SUPPLIED INFORMATION:
** BEGIN **
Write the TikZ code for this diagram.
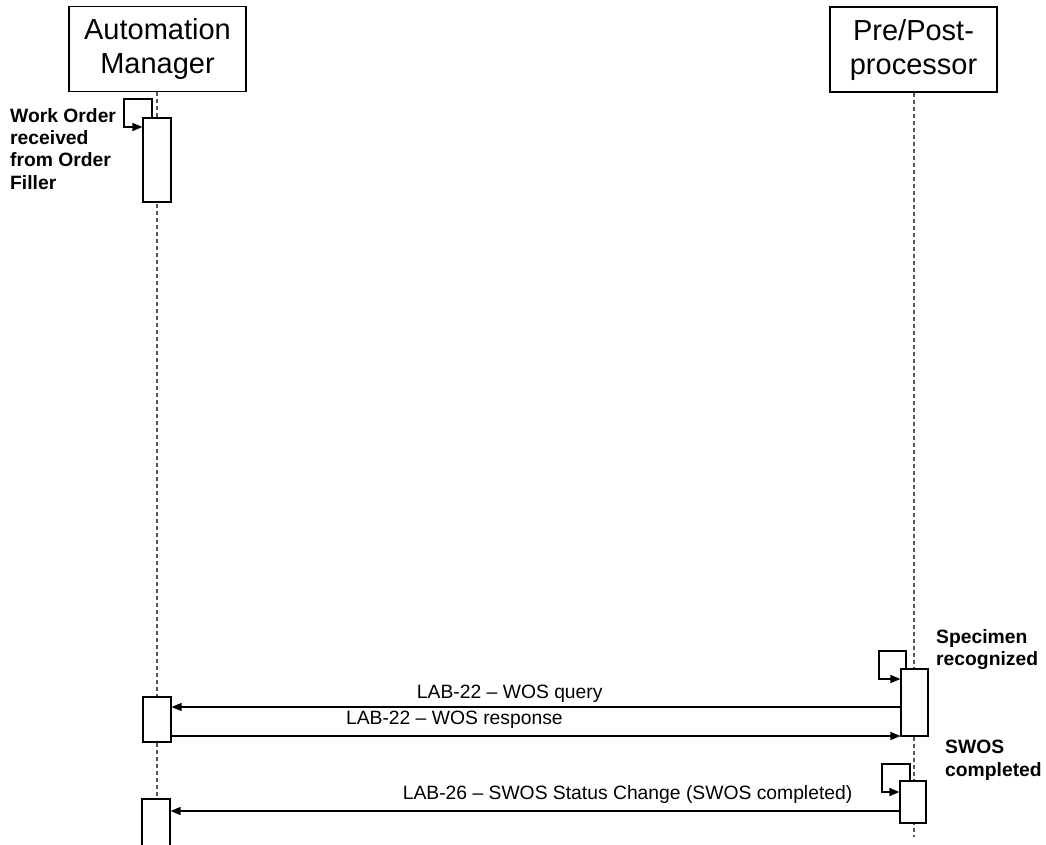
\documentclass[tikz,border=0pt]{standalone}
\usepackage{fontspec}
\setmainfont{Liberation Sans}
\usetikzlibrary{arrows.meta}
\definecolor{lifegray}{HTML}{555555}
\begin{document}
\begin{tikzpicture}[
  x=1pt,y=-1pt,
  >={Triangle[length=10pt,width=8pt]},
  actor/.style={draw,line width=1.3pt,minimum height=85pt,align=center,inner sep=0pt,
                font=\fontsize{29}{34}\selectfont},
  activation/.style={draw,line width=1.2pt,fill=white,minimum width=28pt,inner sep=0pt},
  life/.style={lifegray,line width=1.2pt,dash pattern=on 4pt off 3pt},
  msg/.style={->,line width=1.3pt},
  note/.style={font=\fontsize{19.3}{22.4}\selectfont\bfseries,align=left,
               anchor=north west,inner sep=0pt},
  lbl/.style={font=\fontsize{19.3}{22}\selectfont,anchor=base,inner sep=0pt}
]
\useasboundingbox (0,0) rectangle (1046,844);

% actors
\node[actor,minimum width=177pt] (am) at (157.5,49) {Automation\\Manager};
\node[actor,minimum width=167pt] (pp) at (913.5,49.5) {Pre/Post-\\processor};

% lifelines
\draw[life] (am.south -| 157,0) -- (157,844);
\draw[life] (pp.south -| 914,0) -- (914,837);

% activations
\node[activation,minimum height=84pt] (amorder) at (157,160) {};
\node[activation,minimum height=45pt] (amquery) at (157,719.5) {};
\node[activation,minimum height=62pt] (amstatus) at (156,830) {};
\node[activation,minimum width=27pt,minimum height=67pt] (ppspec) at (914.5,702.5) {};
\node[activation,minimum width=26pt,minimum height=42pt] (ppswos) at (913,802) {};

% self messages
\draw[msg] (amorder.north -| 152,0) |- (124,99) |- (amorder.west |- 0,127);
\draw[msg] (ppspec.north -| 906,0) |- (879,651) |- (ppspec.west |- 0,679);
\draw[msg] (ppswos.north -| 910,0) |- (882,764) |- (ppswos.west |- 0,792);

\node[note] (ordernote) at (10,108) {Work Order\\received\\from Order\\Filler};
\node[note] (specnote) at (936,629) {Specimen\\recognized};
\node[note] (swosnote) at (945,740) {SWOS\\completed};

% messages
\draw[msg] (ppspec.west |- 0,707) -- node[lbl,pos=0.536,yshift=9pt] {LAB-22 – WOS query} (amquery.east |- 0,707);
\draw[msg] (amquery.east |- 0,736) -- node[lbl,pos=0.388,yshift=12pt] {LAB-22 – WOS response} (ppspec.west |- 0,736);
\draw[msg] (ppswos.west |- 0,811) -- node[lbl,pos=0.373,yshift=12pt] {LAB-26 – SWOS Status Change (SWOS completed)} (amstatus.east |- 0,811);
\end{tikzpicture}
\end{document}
** END **
SET TASK:
Repeat, exactly and in full, each line from the start of the data to the line that contains "(0,0) rectangle (1046,844);". Pictures do not go in.

SOLUTION:
Write the TikZ code for this diagram.
\documentclass[tikz,border=0pt]{standalone}
\usepackage{fontspec}
\setmainfont{Liberation Sans}
\usetikzlibrary{arrows.meta}
\definecolor{lifegray}{HTML}{555555}
\begin{document}
\begin{tikzpicture}[
  x=1pt,y=-1pt,
  >={Triangle[length=10pt,width=8pt]},
  actor/.style={draw,line width=1.3pt,minimum height=85pt,align=center,inner sep=0pt,
                font=\fontsize{29}{34}\selectfont},
  activation/.style={draw,line width=1.2pt,fill=white,minimum width=28pt,inner sep=0pt},
  life/.style={lifegray,line width=1.2pt,dash pattern=on 4pt off 3pt},
  msg/.style={->,line width=1.3pt},
  note/.style={font=\fontsize{19.3}{22.4}\selectfont\bfseries,align=left,
               anchor=north west,inner sep=0pt},
  lbl/.style={font=\fontsize{19.3}{22}\selectfont,anchor=base,inner sep=0pt}
]
\useasboundingbox (0,0) rectangle (1046,844);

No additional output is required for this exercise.